■ ENTRIES SUPPLIED ■

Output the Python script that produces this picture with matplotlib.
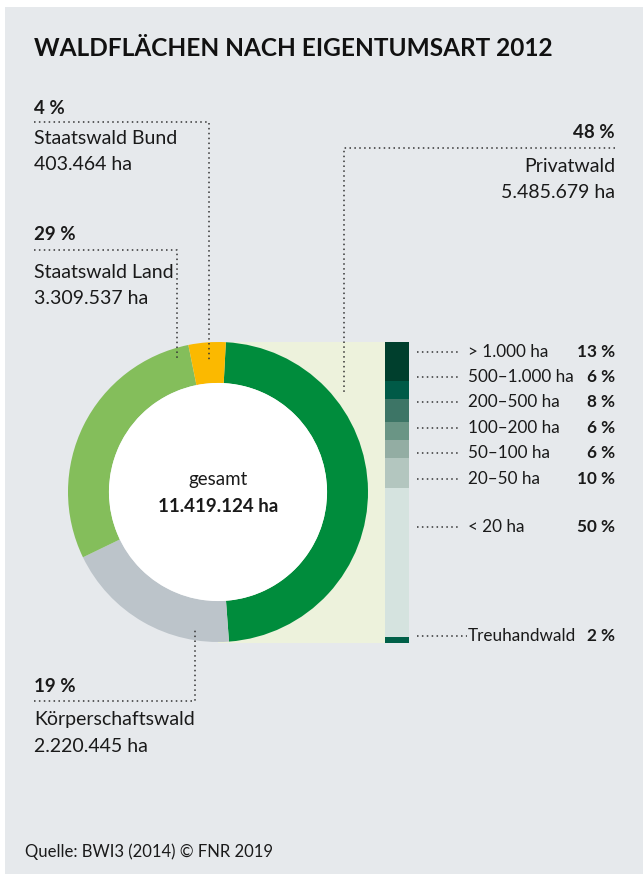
import matplotlib.pyplot as plt
from matplotlib.patches import Rectangle, Circle

plt.rcParams['font.family'] = ['Lato', 'DejaVu Sans']

W, H = 643, 875

# Eigentumsarten, im Uhrzeigersinn ab oben
eigentum = ['Privatwald', 'Körperschaftswald', 'Staatswald Land', 'Staatswald Bund']
anteil = [48, 19, 29, 4]
flaeche = ['5.485.679 ha', '2.220.445 ha', '3.309.537 ha', '403.464 ha']
farben = ['#008c3c', '#bcc4ca', '#84be5b', '#fbb900']

# Privatwald nach Groessenklassen
klassen = ['> 1.000 ha', '500–1.000 ha', '200–500 ha', '100–200 ha',
           '50–100 ha', '20–50 ha', '< 20 ha', 'Treuhandwald']
klassen_anteil = [13, 6, 8, 6, 6, 10, 50, 2]
klassen_farben = ['#003f2d', '#005a47', '#3d7566', '#6a9585',
                  '#93ada3', '#b3c6bf', '#d5e3df', '#006048']

gesamt = '11.419.124 ha'
titel = 'WALDFLÄCHEN NACH EIGENTUMSART 2012'
quelle = 'Quelle: BWI3 (2014) © FNR 2019'

txt = '#1a1a1a'
dot = dict(color='#333333', lw=1.1, ls=(0, (1, 2.2)))
fs = 14      # Beschriftung Eigentumsarten
fs_p = 13.5  # Prozentwerte

fig = plt.figure(figsize=(W / 100, H / 100), dpi=100)


def px_axes(x, y, w, h, z):
    ax = fig.add_axes([x / W, 1 - (y + h) / H, w / W, h / H])
    ax.set_zorder(z)
    ax.axis('off')
    return ax


# Hintergrund
bg = px_axes(0, 0, W, H, 0)
bg.set_xlim(0, W)
bg.set_ylim(H, 0)
bg.add_patch(Rectangle((5, 7), W - 5, H - 8, color='#e6e9ec', lw=0))
bg.add_patch(Rectangle((218, 342), 167, 301, color='#edf2dc', lw=0))

# Donut
ax_pie = px_axes(68, 342, 300, 300, 1)
ax_pie.pie(anteil, colors=farben, startangle=87, counterclock=False, radius=1,
           wedgeprops=dict(width=0.273, linewidth=0))
ax_pie.add_patch(Circle((0, 0), 0.727, color='white', lw=0))
ax_pie.set_xlim(-1, 1)
ax_pie.set_ylim(-1, 1)
ax_pie.set_aspect('equal')

# gestapelter Balken Privatwald
ax_bar = px_axes(385, 342, 24, 301, 1)
unten = 0
for v, c in zip(klassen_anteil, klassen_farben):
    ax_bar.bar(0, v, bottom=unten, width=1, color=c, lw=0)
    unten += v
ax_bar.set_xlim(-0.5, 0.5)
ax_bar.set_ylim(unten, 0)

# Texte und Linien
ax = px_axes(0, 0, W, H, 3)
ax.set_xlim(0, W)
ax.set_ylim(H, 0)

ax.text(34, 48, titel, fontsize=17.6, fontweight='bold', color='#111111', va='center')

# Staatswald Bund
ax.text(34, 108, f'{anteil[3]} %', fontsize=fs_p, fontweight='bold', color=txt, va='center')
ax.plot([34, 209, 209], [122, 122, 360], **dot)
ax.text(34, 138, eigentum[3], fontsize=fs, color=txt, va='center')
ax.text(34, 164, flaeche[3], fontsize=fs, color=txt, va='center')

# Staatswald Land
ax.text(34, 234, f'{anteil[2]} %', fontsize=fs_p, fontweight='bold', color=txt, va='center')
ax.plot([34, 177, 177], [250, 250, 360], **dot)
ax.text(34, 272, eigentum[2], fontsize=fs, color=txt, va='center')
ax.text(34, 298, flaeche[2], fontsize=fs, color=txt, va='center')

# Privatwald
ax.text(615, 133, f'{anteil[0]} %', fontsize=fs_p, fontweight='bold', color=txt, va='center', ha='right')
ax.plot([615, 344, 344], [148, 148, 392], **dot)
ax.text(615, 167, eigentum[0], fontsize=fs, color=txt, va='center', ha='right')
ax.text(615, 193, flaeche[0], fontsize=fs, color=txt, va='center', ha='right')

# Koerperschaftswald
ax.text(34, 686, f'{anteil[1]} %', fontsize=fs_p, fontweight='bold', color=txt, va='center')
ax.plot([34, 195, 195], [701, 701, 629], **dot)
ax.text(34, 720, eigentum[1], fontsize=fs, color=txt, va='center')
ax.text(34, 747, flaeche[1], fontsize=fs, color=txt, va='center')

# Mitte
ax.text(218, 480, 'gesamt', fontsize=13.5, color=txt, va='center', ha='center')
ax.text(218, 507, gesamt, fontsize=13.5, fontweight='bold', color=txt, va='center', ha='center')

# Groessenklassen-Beschriftung
label_y = [352, 377, 402, 428, 453, 479, 527, 636]
for i, (k, p, y) in enumerate(zip(klassen, klassen_anteil, label_y)):
    x_end = 467 if i == len(klassen) - 1 else 460
    ax.plot([417, x_end], [y, y], **dot)
    ax.text(468, y, k, fontsize=12.3, color=txt, va='center')
    ax.text(615, y, f'{p} %', fontsize=12.3, fontweight='bold', color=txt, va='center', ha='right')

ax.text(25, 852, quelle, fontsize=12, color=txt, va='center')

fig.savefig('out.png', dpi=100)
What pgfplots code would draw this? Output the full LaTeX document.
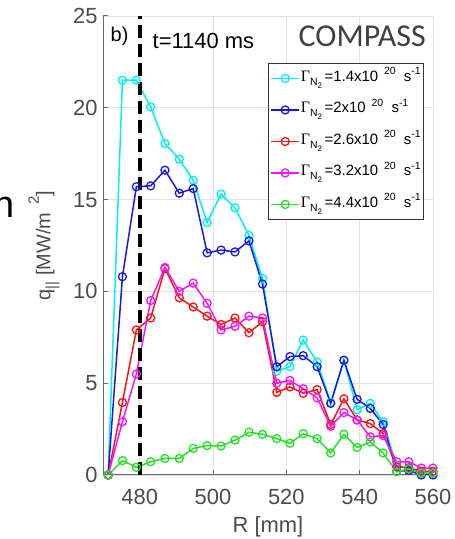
\documentclass[border=0pt]{standalone}
\usepackage{fontspec}
\setmainfont{Liberation Sans}
\newfontfamily\carlito{Carlito}
\newfontfamily\serifgr{Liberation Serif}
\usepackage{pgfplots}
\pgfplotsset{compat=1.18}

\definecolor{ticgray}{RGB}{75,75,75}
\definecolor{axgray}{RGB}{105,105,105}
\definecolor{gridgray}{RGB}{226,226,226}
\definecolor{mcyan}{RGB}{0,240,240}
\definecolor{mblue}{RGB}{25,25,230}
\definecolor{mred}{RGB}{250,20,20}
\definecolor{mmag}{RGB}{245,20,245}
\definecolor{mgreen}{RGB}{35,225,35}

% legend entry: Gamma_{N_2} = <value> x10^20 s^-1
\newcommand{\gn}[1]{{\serifgr\fontsize{16}{18}\selectfont Γ}\raisebox{-0.5ex}{\fontsize{10.5}{11}\selectfont N\raisebox{-0.55ex}{\fontsize{8}{9}\selectfont 2}}\,=#1x10\raisebox{0.85ex}{\fontsize{10.5}{11}\selectfont\ \ 20}\ \ s\raisebox{0.85ex}{\fontsize{10.5}{11}\selectfont -1}}

\pgfplotstableread{
R      cy     bl     rd     mg     gr
471.4  0      0      0      0      0
475.3  21.5   10.8   3.95   2.9    0.78
479.1  21.5   15.7   7.9    5.5    0.42
483.0  20.05  15.75  8.55   9.5    0.72
486.9  18.05  16.6   11.25  11.3   0.9
490.8  17.2   15.35  9.65   10.0   0.9
494.6  16.05  15.6   9.15   10.45  1.45
498.4  13.75  12.1   8.65   9.35   1.6
502.2  15.3   12.25  8.2    7.9    1.58
506.0  14.55  12.15  8.55   8.1    1.9
509.8  13.05  12.75  7.75   8.65   2.33
513.5  10.7   10.4   8.35   8.55   2.22
517.4  5.65   5.9    4.5    5.0    1.98
521.0  5.9    6.45   4.8    5.15   1.73
524.6  7.35   6.5    4.45   4.7    2.25
528.4  6.15   5.9    4.65   4.2    1.98
532.1  3.95   3.9    2.75   2.65   1.2
535.7  6.25   6.25   4.15   3.4    2.22
539.3  3.55   4.12   3.0    3.0    1.5
542.9  3.9    3.63   2.8    2.08   1.8
546.4  2.9    2.75   2.25   2.15   1.2
550.1  0.5    0.2    0.45   0.72   0.18
553.4  0.35   0.25   0.4    0.72   0.33
556.8  0.1    0.0    0.2    0.38   0.1
560.0  0.1    0.0    0.2    0.38   0.1
}\qdata

\begin{document}
\begin{tikzpicture}[x=1bp,y=1bp]
\begin{axis}[
    at={(103bp,64bp)}, anchor=south west,
    scale only axis, width=330bp, height=459bp,
    xmin=470, xmax=560, ymin=0, ymax=25,
    xtick={480,500,520,540,560},
    ytick={0,5,10,15,20,25},
    axis lines*=left,
    axis line style={-, draw=axgray, line width=1bp},
    grid=major,
    major grid style={draw=gridgray, line width=0.9bp},
    tick align=inside,
    major tick length=5bp,
    tick style={draw=axgray, line width=1bp},
    /pgf/number format/assume math mode=true,
    tick label style={font=\fontsize{22}{26}\selectfont, color=ticgray},
    xticklabel style={yshift=-11bp},
    yticklabel style={xshift=-2bp},
    xlabel={R [mm]},
    xlabel style={at={(axis description cs:0.5,0)}, anchor=base, yshift=-57bp,
        font=\fontsize{22}{26}\selectfont, color=ticgray},
    ylabel={q\raisebox{-0.55ex}{\fontsize{15}{16}\selectfont ||}\ [MW/m\raisebox{1.1ex}{\fontsize{15}{16}\selectfont\ \ 2}]},
    ylabel style={at={(axis description cs:-0.179,0.5)}, anchor=center,
        font=\fontsize{20}{24}\selectfont, color=ticgray},
    clip=true,
    legend cell align=left,
    legend style={at={(axis description cs:0.5,0.8976)}, anchor=north west,
        draw=black!80, line width=0.9bp, fill=white,
        font=\fontsize{15}{17}\selectfont,
        inner xsep=2bp, inner ysep=3bp, row sep=7.5bp,
        nodes={inner sep=1bp, text height=14bp, text depth=8bp}},
    legend image code/.code={
        \draw[mark repeat=2, mark phase=2, #1]
        plot coordinates {(0bp,0bp) (14bp,0bp) (28bp,0bp)};},
    every axis plot/.append style={line width=1.5bp, mark=o,
        mark size=4bp, mark options={solid, line width=1.3bp}},
]
\addplot[mcyan] table[x=R, y=cy] {\qdata};
\addplot[mblue] table[x=R, y=bl] {\qdata};
\addplot[mred] table[x=R, y=rd] {\qdata};
\addplot[mmag] table[x=R, y=mg] {\qdata};
\addplot[mgreen] table[x=R, y=gr] {\qdata};
\addplot[black, line width=3.8bp, dash pattern=on 13bp off 6bp, mark=none, forget plot]
    coordinates {(480,0) (480,25)};
\legend{\gn{1.4}, \gn{2}, \gn{2.6}, \gn{3.2}, \gn{4.4}}
\end{axis}
\node[anchor=base west, inner sep=0, font=\fontsize{20}{24}\selectfont] at (110.5,497) {b)};
\node[anchor=base west, inner sep=0, font=\fontsize{22}{26}\selectfont] at (152.5,490.7) {t=1140 ms};
\node[anchor=base west, inner sep=0, font=\carlito\fontsize{32}{36}\selectfont, text=black!75] at (298.5,492.3) {COMPASS};
\node[anchor=base west, inner sep=0, font=\fontsize{38}{40}\selectfont] at (-7,321) {n};
\pgfresetboundingbox
\useasboundingbox (0,0) rectangle (455,539);
\end{tikzpicture}
\end{document}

■ YOUR INSTRUCTIONS ■
Using the material above, copy every line in which the string "draw" occurs.

■ COMPLETE RESPONSE ■
What pgfplots code would draw this? Output the full LaTeX document.
    axis line style={-, draw=axgray, line width=1bp},
    major grid style={draw=gridgray, line width=0.9bp},
    tick style={draw=axgray, line width=1bp},
        draw=black!80, line width=0.9bp, fill=white,
        \draw[mark repeat=2, mark phase=2, #1]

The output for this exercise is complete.